Tuesday, November 1, 2011
"The Name of the Wind" by Patrick Rothfuss
Rothfuss' novel is a traditional fantasy that's largely successful, though it's not without its flaws. Taking place in a typical medieval setting, The Name of the Wind follows Kvothe, a young and talented traveling performer who is exposed to magic (called "sympathy") as a boy and later travels to the university to study. It's easiest for me to discuss by breaking down some of the story's strengths and weaknesses:
1. Over-reliance on fantasy tropes: I'm certainly well aware that it would be difficult to create a wholly new fantasy series. But when you add up an intrepid young man, a wise teacher who teaches the protagonist magic, a family tragedy, the rough and tumble life of a street orphan, and a rich and snobby rival at school, it's hard not to see the story as cliche. Nevertheless, I could have handled most of the tropes, even the "so talented he's way above everyone else in everything his does" protagonist, if it wasn't for Kvothe's rivalry with fellow student Ambrose. I found the Draco/Harry conflict tiresome, and this was even worse.
2. Unfeeling romance: Most fantasies have some kind of romance, but for it to work, the reader has to believe the feelings and desperately want the lovers to end up together. Nonetheless, I just didn't buy the relationship between Kvothe and Denna. I couldn't understand his feelings for her, and I felt no spark when they were together. And, though I can stand some idiocy when it comes to relationships, Kvothe's absolute insistence on being a moron and thinking Denna doesn't have feelings for him was irksome to no end.
3. Age unbelievability: Kvothe is supposed to be fifteen, but he always felt older. Some of that may be because he's surrounded by older characters (since he was so smart and admitted to the university way before anyone else--see complaint #1), but I just couldn't see a teenager of that age acting similarly.
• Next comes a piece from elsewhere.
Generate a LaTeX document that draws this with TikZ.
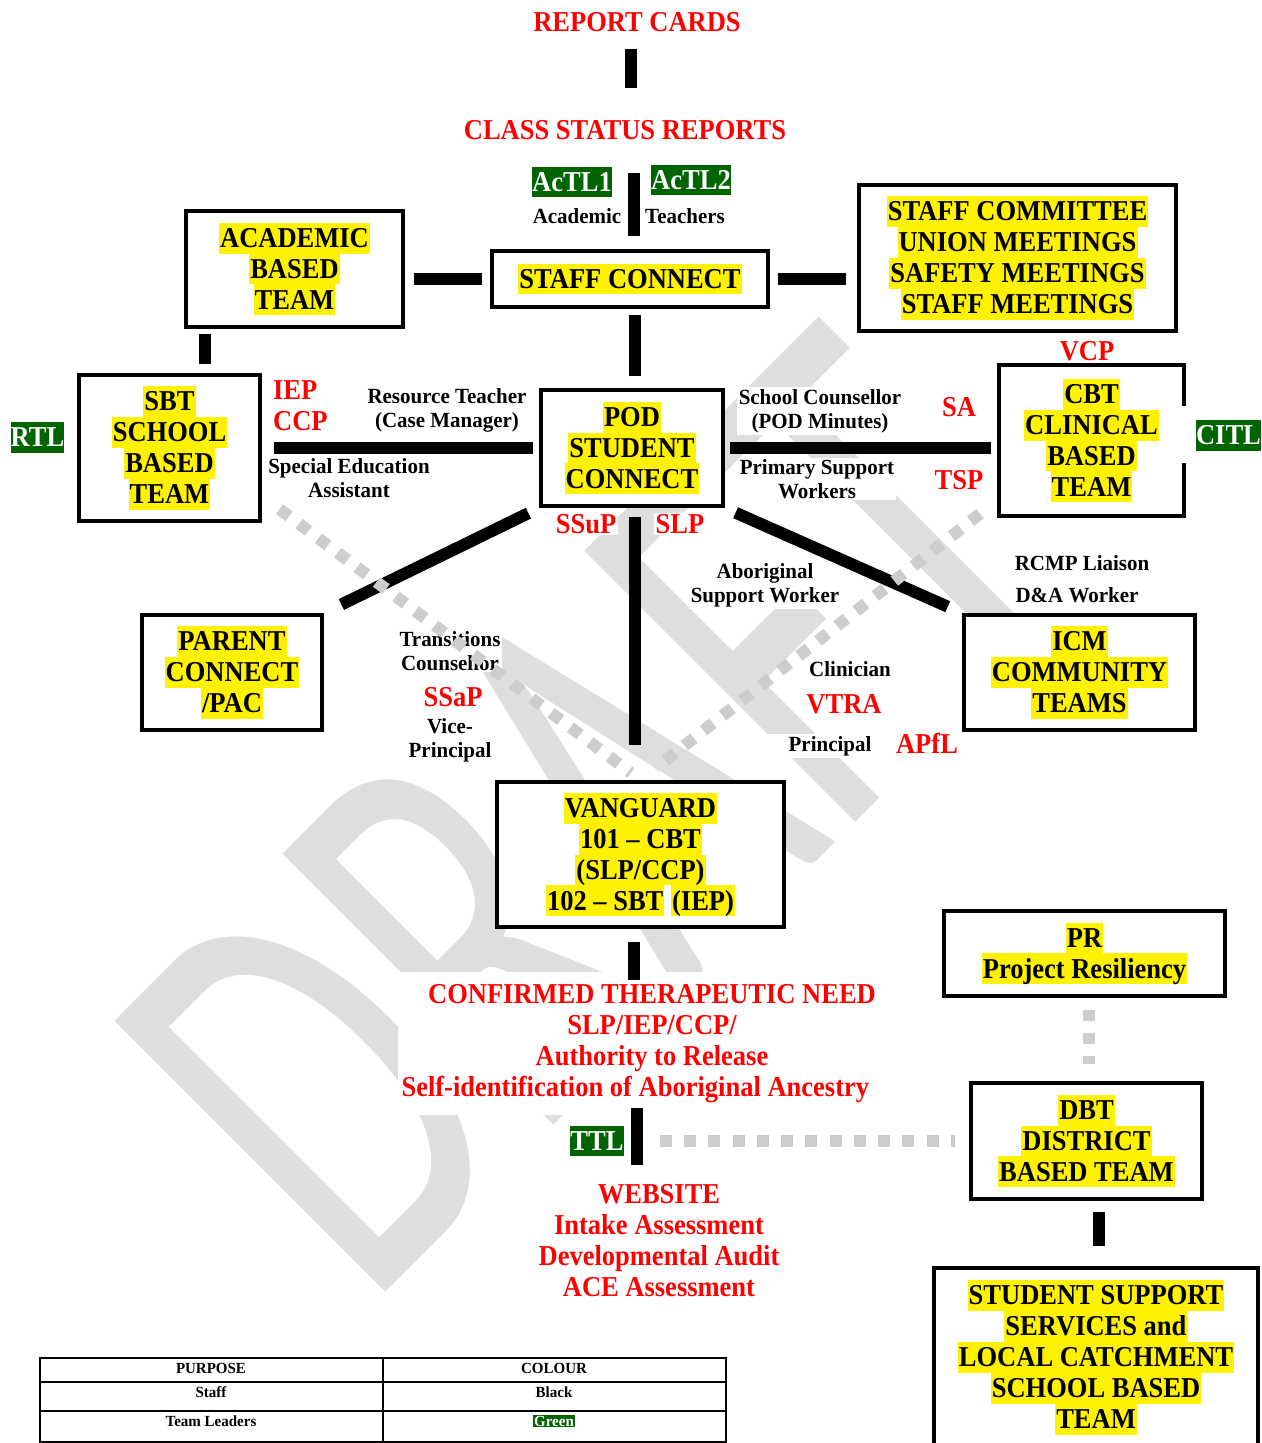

1. Story format: The reader is first introduced to Kvothe as a slightly older man, past all the adventures he is famous for. When a writer comes to town, Kvothe tells his story, and the novel switches to first person as the reader learns of Kvothe's life. This format provided a nice view of who Kvothe is--we know he's renowned yet currently in isolation, and the happiness he does experience as a youth is shadowed by the knowledge of what will become of him. My one complaint in this area, though, is how the structure was used to introduce the romance. At one point, Kvothe stops in his story, going through a long spiel to the writer about how difficult it is to describe the woman, how she will soon be entering the story and it's so overwhelming. But then, when he reveals who the woman is, the reader realizes the woman had already been introduced (to both the reader and Kvothe) earlier in the book! There was no reason to create tension for a character that had already been introduced, and it felt like a cheap narrative trick.
2. Unique form of magic: All fantasy worlds have some kind of magic, and the "sympathy" in Kvothe's world was certainly interesting. The magic relies on the relationships between objects and the transference of power between.
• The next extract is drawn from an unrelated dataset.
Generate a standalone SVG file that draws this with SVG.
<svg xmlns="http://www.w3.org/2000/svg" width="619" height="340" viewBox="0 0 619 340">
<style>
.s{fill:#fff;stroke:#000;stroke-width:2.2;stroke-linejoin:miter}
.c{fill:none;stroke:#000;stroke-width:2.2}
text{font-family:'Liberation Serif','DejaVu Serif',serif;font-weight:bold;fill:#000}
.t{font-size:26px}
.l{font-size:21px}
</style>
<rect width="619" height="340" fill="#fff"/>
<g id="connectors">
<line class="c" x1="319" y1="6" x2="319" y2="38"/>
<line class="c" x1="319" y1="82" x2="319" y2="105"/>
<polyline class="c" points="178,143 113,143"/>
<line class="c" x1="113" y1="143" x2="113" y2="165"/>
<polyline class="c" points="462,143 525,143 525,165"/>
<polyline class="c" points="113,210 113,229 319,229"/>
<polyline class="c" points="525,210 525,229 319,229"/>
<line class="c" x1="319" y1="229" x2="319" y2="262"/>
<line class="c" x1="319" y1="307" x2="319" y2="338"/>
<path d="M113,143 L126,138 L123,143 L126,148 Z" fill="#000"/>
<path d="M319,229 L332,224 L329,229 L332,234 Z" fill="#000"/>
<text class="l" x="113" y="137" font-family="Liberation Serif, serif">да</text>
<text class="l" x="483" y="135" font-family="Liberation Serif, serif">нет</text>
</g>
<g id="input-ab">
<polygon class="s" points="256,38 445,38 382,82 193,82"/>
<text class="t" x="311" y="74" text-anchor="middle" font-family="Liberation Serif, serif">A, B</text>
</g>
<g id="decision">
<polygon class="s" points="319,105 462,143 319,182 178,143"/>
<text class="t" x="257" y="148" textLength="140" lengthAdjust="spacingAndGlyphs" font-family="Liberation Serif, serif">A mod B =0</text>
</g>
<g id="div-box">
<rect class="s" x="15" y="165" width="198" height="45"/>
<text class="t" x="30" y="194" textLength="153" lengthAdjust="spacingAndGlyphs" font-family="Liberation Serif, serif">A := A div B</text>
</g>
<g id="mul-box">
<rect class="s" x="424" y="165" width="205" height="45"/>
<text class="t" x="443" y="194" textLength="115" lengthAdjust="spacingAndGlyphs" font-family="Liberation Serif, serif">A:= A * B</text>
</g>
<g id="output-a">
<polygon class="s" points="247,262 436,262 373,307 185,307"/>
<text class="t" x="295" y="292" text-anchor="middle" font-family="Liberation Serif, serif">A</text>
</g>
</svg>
3. Kvothe: Okay, I liked the protagonist. He's stubborn and cocky and often stupid, but he's also brave and righteous, and you have to like him for that.
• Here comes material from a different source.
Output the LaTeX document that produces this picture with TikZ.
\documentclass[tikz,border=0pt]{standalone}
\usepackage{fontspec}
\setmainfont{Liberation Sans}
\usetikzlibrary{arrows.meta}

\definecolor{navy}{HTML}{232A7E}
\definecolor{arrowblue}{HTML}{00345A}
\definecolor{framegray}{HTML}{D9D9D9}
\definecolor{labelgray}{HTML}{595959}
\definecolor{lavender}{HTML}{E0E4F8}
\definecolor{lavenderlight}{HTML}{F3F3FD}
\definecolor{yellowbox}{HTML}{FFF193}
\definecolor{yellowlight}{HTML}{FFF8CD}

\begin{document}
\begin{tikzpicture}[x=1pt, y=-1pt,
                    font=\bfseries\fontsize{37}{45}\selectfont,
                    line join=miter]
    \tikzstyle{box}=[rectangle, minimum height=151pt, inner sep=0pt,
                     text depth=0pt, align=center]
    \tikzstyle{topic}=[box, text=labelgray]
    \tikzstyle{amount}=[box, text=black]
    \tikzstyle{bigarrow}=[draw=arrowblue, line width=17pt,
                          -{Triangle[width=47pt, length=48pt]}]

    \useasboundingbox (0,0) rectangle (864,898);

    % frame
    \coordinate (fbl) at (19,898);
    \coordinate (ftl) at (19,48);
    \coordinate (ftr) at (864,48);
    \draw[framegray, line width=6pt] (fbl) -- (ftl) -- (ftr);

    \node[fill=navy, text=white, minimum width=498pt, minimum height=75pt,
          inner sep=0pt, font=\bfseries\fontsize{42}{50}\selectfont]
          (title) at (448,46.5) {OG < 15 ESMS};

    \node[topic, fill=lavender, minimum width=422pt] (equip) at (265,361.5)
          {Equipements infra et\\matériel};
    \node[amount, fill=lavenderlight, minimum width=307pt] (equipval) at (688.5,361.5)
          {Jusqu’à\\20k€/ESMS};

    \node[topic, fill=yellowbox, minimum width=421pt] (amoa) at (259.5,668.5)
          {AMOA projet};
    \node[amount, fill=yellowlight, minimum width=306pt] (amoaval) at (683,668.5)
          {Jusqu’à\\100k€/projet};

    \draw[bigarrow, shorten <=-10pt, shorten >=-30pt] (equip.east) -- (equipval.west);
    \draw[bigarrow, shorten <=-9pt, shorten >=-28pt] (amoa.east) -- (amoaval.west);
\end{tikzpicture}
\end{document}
Whew. In the end, I did enjoy The Name of the Wind, despite a slow patch in the middle where Kvothe mostly obsessed about how he had no money. There are some interesting secondary characters as well, particularly Master Elodin and Bast, whom I'd love to hear more about. And, if I could excise Ambrose from the story, I'd eagerly pick up the sequel (and, who knows, maybe I'll pick up the sequel anyway). In the end, I'd rate it similarly to other fantasy beginnings like Wizard's First Rule and A Game of Thrones, though it's much less dark than those two.